Those who are against homeschooling use the most touted reason against it as the lack of socialization opportunities. Public school students get to learn important social skills while in school but homeschoolers will be anti social messes while being hidden in their homes surrounded by piles of books. For those considering homeschool, these doom and gloom predictions on how your child will turn out if not sent to public school can be frightening. But, for those who have been homeschooling for awhile, or longer than a week, we get quite irritated by this claim that has no basis in fact. Homeschoolers, by far, get better and more frequent opportunities to socialize than public school kids.
Let’s first analyze the socialization that occurs these days in public schools. It is actually next to none. Kids have a little bit before school, perhaps some in between classes and lunch. But, even during lunch some schools are going to silent lunches where talking is not allowed. More and more schools are eliminating recess. Field trips occur once, maybe twice per year where you get to silently wait in line and listen to someone talk. Where, exactly, is all this socialization that occurs?
Then, during those short periods where the kids actually do get to interact, how realistic is it and how comparable is it to the outside world? The public school environment is the only time in a child’s life where they will be surrounded by peers exclusively within their age group for long periods of time. Even when they go off to college, they will be in educational and social environments with a vast range of ages and experiences. Simply put, real life environments never mimic those in a public school setting.
In contrast, homeschoolers have the opportunity for much better quality, more realistic and frequent social opportunities.

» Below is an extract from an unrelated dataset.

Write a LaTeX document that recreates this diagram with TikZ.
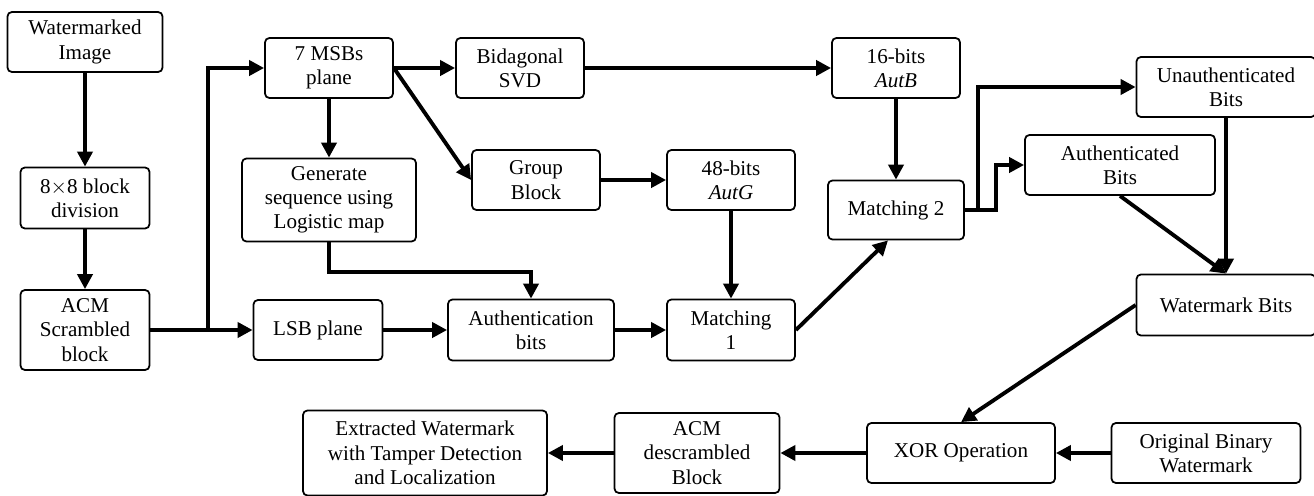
\documentclass[tikz,border=0pt]{standalone}
\usepackage{fontspec}
\setmainfont{Liberation Serif}
\usetikzlibrary{positioning,calc}
\usepgflibrary{arrows.meta}

\begin{document}
\begin{tikzpicture}
    [>={Triangle[length=0.3cm,width=0.3cm]},
    flow/.style={->, line width=2.2pt},
    node distance =2.64cm,
    block/.style={draw, line width=1pt, rounded corners=2.5pt, align=center, inner sep=1pt,
        minimum width=2.56cm, minimum height=1.2cm, font=\fontsize{12pt}{13.8pt}\selectfont}]
    \useasboundingbox (0,0) rectangle (26.28,-9.90);
        %% left column
    \node[block, minimum width=3.1cm] (WI) at (1.70,-0.84) {Watermarked\\Image};
        \node[block, below of = WI, node distance=3.12cm, minimum width=2.58cm, minimum height=1.22cm] (Blk) {8$\times$8 block\\division};
        \node[block, below of = Blk, minimum width=2.58cm, minimum height=1.6cm] (ACM) {ACM\\Scrambled\\block};
        \node[block, right of = ACM, node distance=4.66cm, minimum width=2.58cm] (LSB) {LSB plane};
        \coordinate (Br) at ($(ACM.east)!0.56!(LSB.west)$);

        %% MSB branch
        \node[block] (MSB) at (6.58,-1.36) {7 MSBs\\plane};
        \node[block, below of = MSB, minimum width=3.48cm, minimum height=1.66cm] (Gen) {Generate\\sequence using\\Logistic map};
        \node[block, right of = MSB, node distance=3.82cm] (SVD) {Bidagonal\\SVD};
        \node[block] (Grp) at (10.72,-3.60) {Group\\Block};
        \node[block, right of = Grp, node distance=3.9cm] (AutG) {48-bits\\\textit{AutG}};
        \node[block, right of = SVD, node distance=7.52cm] (AutB) {16-bits\\\textit{AutB}};
        \node[block, below of = AutB, node distance=2.84cm, minimum width=2.72cm, minimum height=1.18cm] (M2) {Matching 2};

        %% LSB branch
        \node[block, right of = LSB, node distance=4.26cm, minimum width=3.32cm, minimum height=1.22cm] (AuB) {Authentication\\bits};
        \node[block, right of = AuB, node distance=4.0cm, minimum height=1.22cm] (M1) {Matching\\1};

        %% right side
        \node[block, minimum width=3.58cm] (Una) at (24.52,-1.74) {Unauthenticated\\Bits};
        \node[block, minimum width=3.8cm] (Aut) at (22.40,-3.30) {Authenticated\\Bits};
        \node[block, below of = Una, node distance=4.36cm, minimum width=3.58cm, minimum height=1.22cm] (WB) {Watermark Bits};

        %% bottom row
        \node[block, minimum width=3.76cm] (XOR) at (19.22,-9.06) {XOR Operation};
        \node[block, right of = XOR, node distance=4.9cm, minimum width=3.78cm] (Org) {Original Binary\\Watermark};
        \node[block, left of = XOR, node distance=5.28cm, minimum width=3.3cm, minimum height=1.6cm] (ACMd) {ACM\\descrambled\\Block};
        \node[block, left of = ACMd, node distance=5.44cm, minimum width=4.88cm, minimum height=1.7cm] (Ext) {Extracted Watermark\\with Tamper Detection\\and Localization};

        \draw[flow] (WI) to (Blk);
        \draw[flow] (Blk) to (ACM);
        \draw[flow] (ACM) to (LSB);
        \draw[flow] (Br) |- (MSB);
        \draw[flow] (MSB) to (SVD);
        \draw[flow] (MSB) to (Gen);
        \draw[flow] (MSB.east) to (Grp.west);
        \draw[flow] (SVD) to (AutB);
        \draw[flow] (Grp) to (AutG);
        \draw[flow] (AutG) to (M1);
        \draw[flow] (AutB) to (M2);
        \draw[flow] (Gen.south) -- ++(0,-0.6) -| (AuB.north);
        \draw[flow] (LSB) to (AuB);
        \draw[flow] (AuB) to (M1);
        \draw[flow] (M1.east) to ($(M2.south)+(-0.16,0)$);
        \draw[flow] (M2.east) -- ++(0.26,0) |- (Una.west);
        \draw[flow] (M2.east) -- ++(0.62,0) |- (Aut.west);
        \draw[flow] (Una) to (WB);
        \draw[flow] (Aut.south) to (WB.north);
        \draw[flow] (WB.west) to (XOR.north);
        \draw[flow] (Org) to (XOR);
        \draw[flow] (XOR) to (ACMd);
        \draw[flow] (ACMd) to (Ext);
    \end{tikzpicture}
\end{document}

The very nature of homeschooling eliminates segregating by age. Families educate together across the span of ages in the home and homeschool groups combine multiple families filled with all ages for activities. So, children are exposed to all levels of age and experience and they have to learn to communicate effectively within that environment.
The frequency of activities for homeschoolers is substantial. Most homeschool families are very active in their community going on field trips, exploring museums and zoos, taking classes, playing at the park, competing in academic, art and athletic events and volunteering. Ask a typical homeschool family how much free time they have in a week and you will quickly find out how anti social homeschoolers are. That’s to say, not at all.
Of course, you cannot examine public school socialization without discussing the negative influences that often spur parents toward homeschooling in the first place. Gangs, drugs, peer pressure and bullying are not the types of socialization most parents want for their kids. It is not even a realistic portrayal of most adult environments, either. How will exposing kids to these types of situations better prepare them for the “real world”?
Homeschool children certainly come across negative influences and peer pressure from time to time. However, the difference is that the parents are more involved in the social activities of their children and tend to know the parents and families of the children with whom their kids are interacting. They can better control the environment and eliminate the negative distractions. Homeschool kids still have to make decisions and learn the difference between right and wrong but their support system is stronger and the pressure tends to be more toward the positive than negative.
In these times, the argument that homeschool kids are not properly socialized is simply laughable. It is actually surprising how prevalent this argument still is with anti-homeschool proponents. The majority of homeschoolers already know how silly the argument is. Hopefully, those who are considering homeschooling do not get discouraged and give it a try to see the truth for themselves.